The cyclic dinucleotide 2'3'-cyclic guanosine monophosphate-adenosine monophosphate (2'3'-cGAMP) serves as a central immunotransmitter that propagates stimulator of interferon gene-dependent (STING-dependent) innate immunity across tissues; however, how microenvironmental metabolites regulate its spatiotemporal dynamics remains unknown. Here, we identified polyamines (spermine and spermidine) as critical rheostats controlling 2'3'-cGAMP functionality. Mechanistically, polyamines sequestered 2'3'-cGAMP into polymer-like aggregates, blocking intercellular propagation and suppressing intracellular STING activation by reducing ligand-receptor binding affinity.
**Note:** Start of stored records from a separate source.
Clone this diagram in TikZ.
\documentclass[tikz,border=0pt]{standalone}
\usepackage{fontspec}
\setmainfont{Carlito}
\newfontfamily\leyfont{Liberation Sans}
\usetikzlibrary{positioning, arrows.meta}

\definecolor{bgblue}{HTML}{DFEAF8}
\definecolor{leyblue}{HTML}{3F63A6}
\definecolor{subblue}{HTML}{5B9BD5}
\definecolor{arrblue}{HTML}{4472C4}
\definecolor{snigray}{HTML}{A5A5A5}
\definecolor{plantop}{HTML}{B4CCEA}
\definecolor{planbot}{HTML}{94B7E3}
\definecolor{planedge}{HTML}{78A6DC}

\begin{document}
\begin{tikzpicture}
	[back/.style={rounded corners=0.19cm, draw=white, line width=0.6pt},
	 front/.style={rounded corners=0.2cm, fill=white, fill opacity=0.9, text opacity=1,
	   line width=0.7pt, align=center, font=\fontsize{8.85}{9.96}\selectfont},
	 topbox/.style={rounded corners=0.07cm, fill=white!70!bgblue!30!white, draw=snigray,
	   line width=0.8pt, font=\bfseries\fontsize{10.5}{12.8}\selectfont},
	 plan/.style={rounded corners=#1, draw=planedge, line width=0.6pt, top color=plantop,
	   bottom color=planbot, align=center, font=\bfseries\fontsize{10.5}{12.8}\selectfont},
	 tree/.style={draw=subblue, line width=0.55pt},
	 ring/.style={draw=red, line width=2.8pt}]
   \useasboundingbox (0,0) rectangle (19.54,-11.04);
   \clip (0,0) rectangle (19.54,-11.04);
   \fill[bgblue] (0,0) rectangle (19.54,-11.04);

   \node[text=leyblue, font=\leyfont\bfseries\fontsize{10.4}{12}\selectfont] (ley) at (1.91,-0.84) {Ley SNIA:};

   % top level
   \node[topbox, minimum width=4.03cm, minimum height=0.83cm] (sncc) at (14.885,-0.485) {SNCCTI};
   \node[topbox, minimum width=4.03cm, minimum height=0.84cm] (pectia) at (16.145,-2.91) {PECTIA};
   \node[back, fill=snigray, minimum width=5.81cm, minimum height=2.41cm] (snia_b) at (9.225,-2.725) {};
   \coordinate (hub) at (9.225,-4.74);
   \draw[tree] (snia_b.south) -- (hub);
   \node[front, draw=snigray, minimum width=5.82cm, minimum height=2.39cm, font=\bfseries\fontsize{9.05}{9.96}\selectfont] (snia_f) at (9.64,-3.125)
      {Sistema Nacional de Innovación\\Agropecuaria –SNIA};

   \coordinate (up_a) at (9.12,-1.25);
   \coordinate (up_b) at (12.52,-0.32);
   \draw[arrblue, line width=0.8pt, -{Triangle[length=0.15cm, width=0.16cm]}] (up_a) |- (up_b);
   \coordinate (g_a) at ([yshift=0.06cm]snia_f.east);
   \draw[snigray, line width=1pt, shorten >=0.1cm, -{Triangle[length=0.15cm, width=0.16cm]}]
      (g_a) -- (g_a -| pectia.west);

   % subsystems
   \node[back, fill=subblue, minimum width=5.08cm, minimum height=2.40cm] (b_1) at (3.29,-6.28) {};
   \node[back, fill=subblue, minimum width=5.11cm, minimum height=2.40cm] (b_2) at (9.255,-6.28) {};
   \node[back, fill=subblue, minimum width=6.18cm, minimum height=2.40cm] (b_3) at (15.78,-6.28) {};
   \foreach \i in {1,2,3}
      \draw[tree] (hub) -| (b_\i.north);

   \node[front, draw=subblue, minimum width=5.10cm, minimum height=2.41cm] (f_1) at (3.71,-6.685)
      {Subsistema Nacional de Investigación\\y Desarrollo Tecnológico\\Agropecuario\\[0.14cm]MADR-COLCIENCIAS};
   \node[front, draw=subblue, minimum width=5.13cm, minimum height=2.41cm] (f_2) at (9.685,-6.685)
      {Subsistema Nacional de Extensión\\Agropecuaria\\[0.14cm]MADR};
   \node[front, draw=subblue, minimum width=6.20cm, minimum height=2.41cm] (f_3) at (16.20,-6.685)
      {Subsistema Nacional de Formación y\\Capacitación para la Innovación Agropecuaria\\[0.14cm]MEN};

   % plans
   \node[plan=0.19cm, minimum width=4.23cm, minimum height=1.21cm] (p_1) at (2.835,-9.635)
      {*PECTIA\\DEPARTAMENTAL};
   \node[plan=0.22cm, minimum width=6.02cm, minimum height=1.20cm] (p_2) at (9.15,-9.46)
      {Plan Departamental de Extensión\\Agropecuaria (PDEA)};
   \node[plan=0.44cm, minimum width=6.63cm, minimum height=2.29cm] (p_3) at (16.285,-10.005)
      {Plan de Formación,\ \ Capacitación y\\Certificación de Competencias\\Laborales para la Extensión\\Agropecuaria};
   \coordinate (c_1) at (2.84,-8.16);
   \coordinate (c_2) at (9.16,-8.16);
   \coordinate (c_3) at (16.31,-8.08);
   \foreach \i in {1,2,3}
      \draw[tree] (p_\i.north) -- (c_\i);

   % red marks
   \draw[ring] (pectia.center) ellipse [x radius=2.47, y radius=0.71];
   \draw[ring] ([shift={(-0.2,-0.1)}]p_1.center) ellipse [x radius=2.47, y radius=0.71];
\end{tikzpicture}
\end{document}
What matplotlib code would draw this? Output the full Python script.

Deficiency of spermidine and spermine N1-acetyltransferase 1 (SAT1), the rate-limiting enzyme in polyamine catabolism, elevated polyamine levels to entrap extracellular 2'3'-cGAMP and inhibit STING activation. Synergistic administration of endogenous 2'3'-cGAMP with SAT1 stabilizer N1,N11-diethylnorspermine restored 2'3'-cGAMP bioavailability and STING signaling, facilitated type I interferon responses to reprogram immunologically suppressive tumors into immunologically active states and enhanced tumor clearance. Our study established polyamine-cGAMP interactions as a critical spatiotemporal regulatory mechanism for tissue-level immunity, providing a unified model for metabolite-mediated cyclic GMP-AMP synthase-STING (cGAS-STING) regulation across diseases.